┏━━
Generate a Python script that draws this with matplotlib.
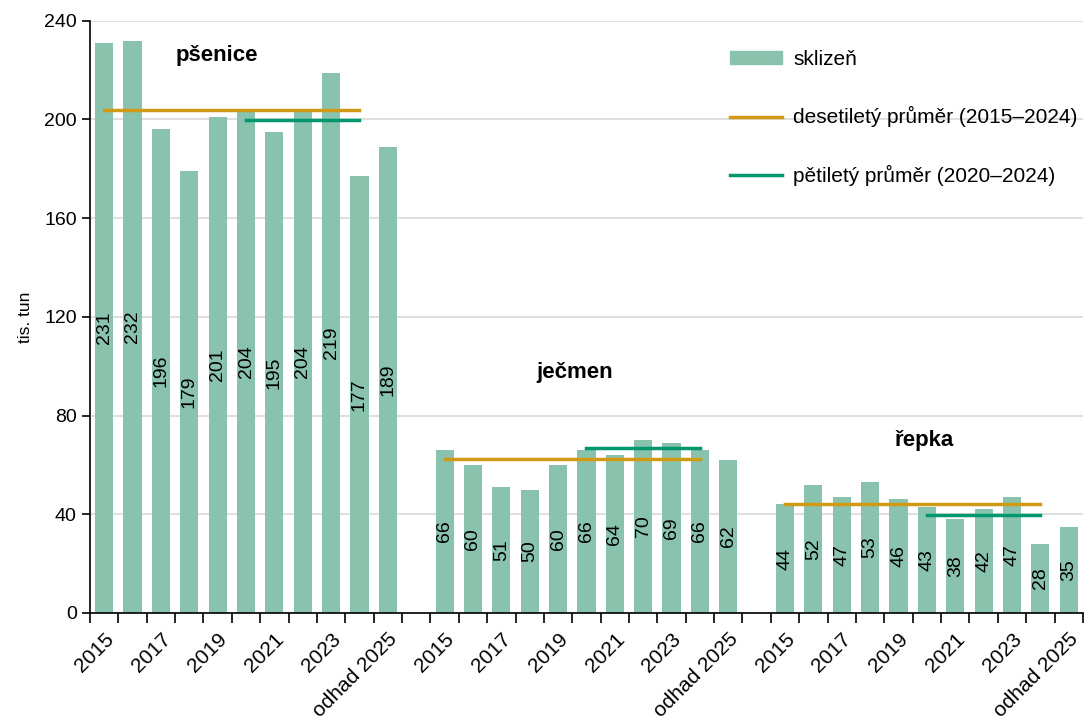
import numpy as np
import matplotlib.pyplot as plt
from matplotlib.patches import Patch
from matplotlib.lines import Line2D

plt.rcParams['font.family'] = ['Liberation Sans', 'DejaVu Sans']

years = ['2015', '2016', '2017', '2018', '2019', '2020', '2021', '2022', '2023', '2024', 'odhad 2025']
crops = ['pšenice', 'ječmen', 'řepka']
psenice = [231, 232, 196, 179, 201, 204, 195, 204, 219, 177, 189]
jecmen = [66, 60, 51, 50, 60, 66, 64, 70, 69, 66, 62]
repka = [44, 52, 47, 53, 46, 43, 38, 42, 47, 28, 35]
avg10 = [203.8, 62.2, 44.0]   # desetiletý průměr 2015-2024
avg5 = [199.8, 67.0, 39.6]    # pětiletý průměr 2020-2024

c_bar = '#89C3AE'
c_10 = '#D09A17'
c_5 = '#00966E'

fig = plt.figure(figsize=(10.84, 7.16), dpi=100)
ax = fig.add_axes([0.083, 0.144, 0.916, 0.827])

n = len(years)
labels = []
for g, vals in enumerate([psenice, jecmen, repka]):
    x0 = g * (n + 1)
    x = np.arange(x0, x0 + n)
    ax.bar(x, vals, width=0.64, color=c_bar, zorder=2)
    for xi, v in zip(x, vals):
        ax.text(xi, v / 2, str(v), rotation=90, ha='center', va='center', fontsize=14, zorder=3)
    ax.plot([x0, x0 + 9], [avg10[g], avg10[g]], color=c_10, lw=2.5, zorder=4)
    ax.plot([x0 + 5, x0 + 9], [avg5[g], avg5[g]], color=c_5, lw=2.5, zorder=4)
    labels += years + ([''] if g < 2 else [])

ticklabels = [lab if i % 2 == 0 else '' for i, lab in enumerate(labels)]
ax.set_xticks(np.arange(len(labels)))
ax.set_xticklabels(ticklabels, rotation=45, ha='right', rotation_mode='anchor', fontsize=15)
ax.tick_params(axis='x', which='major', length=0, pad=12)
ax.set_xticks(np.arange(len(labels) + 1) - 0.5, minor=True)
ax.tick_params(axis='x', which='minor', length=7, width=1.2, color='black')
ax.set_xlim(-0.5, len(labels) - 0.5)

ax.set_ylim(0, 240)
ax.set_yticks(np.arange(0, 241, 40))
ax.tick_params(axis='y', length=6, width=1.2, labelsize=14)
ax.yaxis.grid(True, color='#D9D9D9', lw=1.2, zorder=0)
ax.set_axisbelow(True)
ax.set_ylabel('tis. tun', fontsize=12.5, labelpad=8)

for s in ['top', 'right']:
    ax.spines[s].set_visible(False)
ax.spines['left'].set_linewidth(1.2)
ax.spines['bottom'].set_linewidth(1.2)

ax.text(3.97, 226, crops[0], fontsize=16, fontweight='bold', ha='center', va='center')
ax.text(16.6, 97.5, crops[1], fontsize=16, fontweight='bold', ha='center', va='center')
ax.text(28.9, 70, crops[2], fontsize=16, fontweight='bold', ha='center', va='center')

handles = [Patch(color=c_bar), Line2D([], [], color=c_10, lw=2.5), Line2D([], [], color=c_5, lw=2.5)]
leg_labels = ['sklizeň', 'desetiletý průměr (2015–2024)', 'pětiletý průměr (2020–2024)']
ax.legend(handles, leg_labels, loc='upper left', bbox_to_anchor=(0.636, 0.965), frameon=False,
          fontsize=15, labelspacing=1.8, handlelength=2.5, handleheight=0.55, handletextpad=0.55,
          borderaxespad=0)

fig.savefig('out.png', dpi=100)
┗━━
## Work to complete
Write out each line of the listing above, exactly, from its first line to the line holding "ax.spines['bottom'].set_linewidth(1.2)", inclusive. Skip the pictures.

## Exercise solution
Generate a Python script that draws this with matplotlib.
import numpy as np
import matplotlib.pyplot as plt
from matplotlib.patches import Patch
from matplotlib.lines import Line2D

plt.rcParams['font.family'] = ['Liberation Sans', 'DejaVu Sans']

years = ['2015', '2016', '2017', '2018', '2019', '2020', '2021', '2022', '2023', '2024', 'odhad 2025']
crops = ['pšenice', 'ječmen', 'řepka']
psenice = [231, 232, 196, 179, 201, 204, 195, 204, 219, 177, 189]
jecmen = [66, 60, 51, 50, 60, 66, 64, 70, 69, 66, 62]
repka = [44, 52, 47, 53, 46, 43, 38, 42, 47, 28, 35]
avg10 = [203.8, 62.2, 44.0]   # desetiletý průměr 2015-2024
avg5 = [199.8, 67.0, 39.6]    # pětiletý průměr 2020-2024

c_bar = '#89C3AE'
c_10 = '#D09A17'
c_5 = '#00966E'

fig = plt.figure(figsize=(10.84, 7.16), dpi=100)
ax = fig.add_axes([0.083, 0.144, 0.916, 0.827])

n = len(years)
labels = []
for g, vals in enumerate([psenice, jecmen, repka]):
    x0 = g * (n + 1)
    x = np.arange(x0, x0 + n)
    ax.bar(x, vals, width=0.64, color=c_bar, zorder=2)
    for xi, v in zip(x, vals):
        ax.text(xi, v / 2, str(v), rotation=90, ha='center', va='center', fontsize=14, zorder=3)
    ax.plot([x0, x0 + 9], [avg10[g], avg10[g]], color=c_10, lw=2.5, zorder=4)
    ax.plot([x0 + 5, x0 + 9], [avg5[g], avg5[g]], color=c_5, lw=2.5, zorder=4)
    labels += years + ([''] if g < 2 else [])

ticklabels = [lab if i % 2 == 0 else '' for i, lab in enumerate(labels)]
ax.set_xticks(np.arange(len(labels)))
ax.set_xticklabels(ticklabels, rotation=45, ha='right', rotation_mode='anchor', fontsize=15)
ax.tick_params(axis='x', which='major', length=0, pad=12)
ax.set_xticks(np.arange(len(labels) + 1) - 0.5, minor=True)
ax.tick_params(axis='x', which='minor', length=7, width=1.2, color='black')
ax.set_xlim(-0.5, len(labels) - 0.5)

ax.set_ylim(0, 240)
ax.set_yticks(np.arange(0, 241, 40))
ax.tick_params(axis='y', length=6, width=1.2, labelsize=14)
ax.yaxis.grid(True, color='#D9D9D9', lw=1.2, zorder=0)
ax.set_axisbelow(True)
ax.set_ylabel('tis. tun', fontsize=12.5, labelpad=8)

for s in ['top', 'right']:
    ax.spines[s].set_visible(False)
ax.spines['left'].set_linewidth(1.2)
ax.spines['bottom'].set_linewidth(1.2)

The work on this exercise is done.